Clarke's stinging attack on Miliband's proposed levy on homes worth over £2 million comes as the Labour leader attempted to set out his party's stall for this year's general election, promising to offer "hope not falsehoods".
In an article for latest issue of the Fabian Society think-tank's magazine, Clarke wrote that the mansion tax was "specifically designed for political reasons only to be paid by a very small number."
The former home secretary joins a growing chorus of mansion tax critics, with former Labour minister Nick Raynsford describing it as "good politics but bad policy". Fellow former ministers Margaret Hodge and David Lammy have also expressed concern about the mansion tax.
Dame Tessa Jowell, a former Labour culture secretary, recently issued a warning about the proposal's potential impact. "Take one of the many elderly couples living in my constituency in Dulwich, who might have bought a house 30 years ago and are now living on pensions and are asset rich but income poor," she said. "No mansion tax should drive them from their homes."
Clarke, who lost his seat at the 2010 election, also urged the Labour leadership to be bolder in their approach to the public finances, writing: "Labour needs to acknowledge that public spending which might easily have gained public support decades ago now needs serious re-evaluation in modern conditions."

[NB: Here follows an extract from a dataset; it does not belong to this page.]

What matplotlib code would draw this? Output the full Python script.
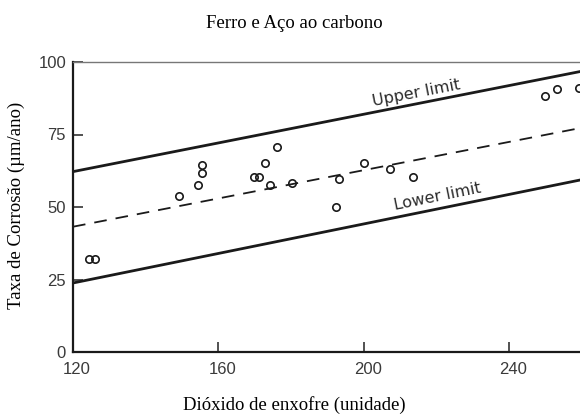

The Labour big beast, previously home secretary and education secretary under Tony Blair, suggested that the party's efforts to cut back the public sector have been hampered by its links to public sector trade unions "whose members are paid by taxpayers' contributions".
This is just the latest broadside against the Labour leadership from Clarke, who previously told the Huffington Post UK that David Cameron was on course to win an overall majority at the next general election.
He also said Labour "has no narrative" under Ed Miliband and had not "set out a clear statement of what Labour would actually do" to give voters a reason to back Labour and relied instead on an "assembly of odd policies like the electricity [price] freeze or whatever".
Agreeing with the Tory argument that Labour overspent under Gordon Brown, Clarke claimed his party "started overspending in 2006".
"We had very tight control prior to that, we had the situation running well," the former cabinet minister said. However, he added that "from about 2006 until 2008 we did overspend, not very, very dramatically but significantly, and we should have had the controls on".